L’auteure montre que le curseur s’est donc déplacé entre la conception révolutionnaire d’origine, avec celle d’aujourd’hui depuis l’inscription de ces droits dans le texte de 1789, puis dans la Constitution américaine, et enfin au sein de la déclaration universelle.


Pour elle, cette différence est capitale : ce sont les citoyen.ne.s qui doivent se regrouper et déclarer leurs droits, notamment dans le cadre d’assemblées citoyennes, plutôt que de les recevoir par le pouvoir, qui les réduit ainsi au statut de sujet plutôt que de citoyen.ne.s libre. 


Pour un droit commun international


Pour Monique Chemillier-Gendreau,  la société mondiale actuelle est une société interétatique et non une « communauté internationale ». Elle a notamment fait référence à la Tunisie, en tant que pays d’où est venu le projet d’une Cour constitutionnelle internationale, et qui aurait été un bel exemple d’une institution véritablement libératrice : « Les Tunisiens ont depuis longtemps une culture politique et un idéal de démocratie ».


Pour la juriste, « la meilleure protection ne peut venir que d'un droit international renforcé ayant autorité sur les souverainetés », et la résistance à l’hégémonie de l’Etat sur le plan national n’est pas suffisante.
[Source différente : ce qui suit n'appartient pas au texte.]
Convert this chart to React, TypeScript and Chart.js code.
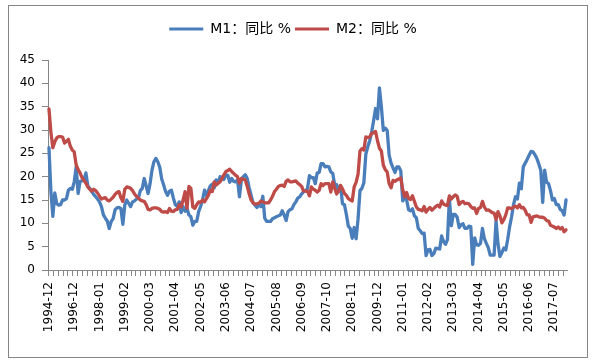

Elle souligne que l’ONU a échoué politiquement en se montrant incapable de contrôler et d’enrayer les crises internationales, et qu’il faudrait donc concevoir un paradigme nouveau de droit international, qui accorderait plus de pouvoir aux forums mondiaux et aux ONG internationales.


Elle évoque même la création d’une Assemblée mondiale représentant aussi bien les Etats que les peuples, et en respectant une égalité hommes/femmes.


Cet idéal d’organisation mondiale amènerait désarmement et paix, protection de l’environnement, justice sociale, éducation et culture, représenterait le monde entier, et ne serait pas dirigée par un cercle restreint de nations (comme le Conseil de Sécurité de l’ONU aujourd’hui). Enfin, elle aurait le pouvoir de contrer la violence du capitalisme mondialisé.